Saturday, June 1, 2013

Moments of Shock and Denial


SHORTLY after my husband announced his pastorship, I slipped into a stage of shock and denial. You see, I simply don’t like people; I am practically the poster-child for introverts everywhere. How could I be a pastor’s wife if I don’t like people, especially people I don’t know? How could I be a pastor’s wife when my spiritual life was in shambles? That was the greater issue; that is what worried me most. God knew my spiritual condition; my husband knew my spiritual condition. How could God ask this of me when He knew my heart? Could God and my husband be so blind? Could they not see my spiritual condition? No, they weren’t blind; they weren’t blind at all. They could see more clearly the need. The need for the church; the need for me to look inward and crawl out of my introverted, spiritually decrepit shell. 

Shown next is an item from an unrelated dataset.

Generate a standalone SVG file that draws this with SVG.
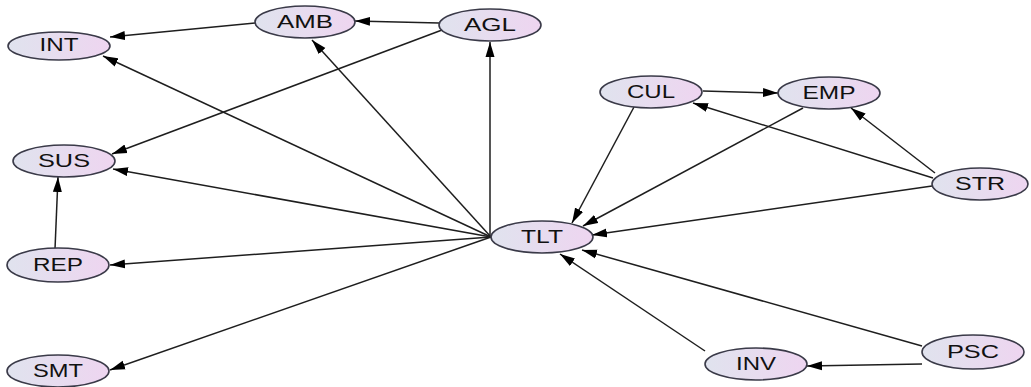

AFTER the shock settled, and I came to terms with the fact that I was the wife of a pastor (not quite a “pastor’s wife, there is a difference, you see), I began to slide into the denial stage, which could be better translated as rebellion. I wasn’t called to be a pastor’s wife; I was called to be a teacher, so my logical solution was to deny every stereotype of a pastor’s wife. I would arrive to church in just enough time to say a polite hello to the patrons. I would only go to the services that I felt were necessary (Sunday Morning service won the battle of most-important-services). I would use my Kindle as my Bible (heaven forbid!), and I would distant myself as much as I could from my fellow church-goers. I mean it’s been a while since I’d been in church to begin with and now all of a sudden I’m thrown into this role that I don’t want where I’m expected to be at church on a regular basis and care about people and share my heart with people I don’t know. Denying my role as a pastor’s wife seemed like the only solution. If I denied my role, then maybe, just maybe, that role would deny me. I had to ask myself though, do I truly want to deny what God obviously felt was best? No, I cannot deny this role. I cannot.  





1 comment:

  1. Such a heartfelt revelation and transparent look into the heart of a young pastor's wife. I am sure there are many other women out there who have felt the same. Your desire to open yourself and allow others to see you in this light is inviting God to work on you and bring that transgression to the surface for forgiveness and "re-construction" to mold you into the woman He desires you to be. What a perfect place He has put you in.. A godly school teacher, so needed in our public schools, and the "wife of a pastor" under construction to becoming a "pastor's wife". Thanks for being transparent.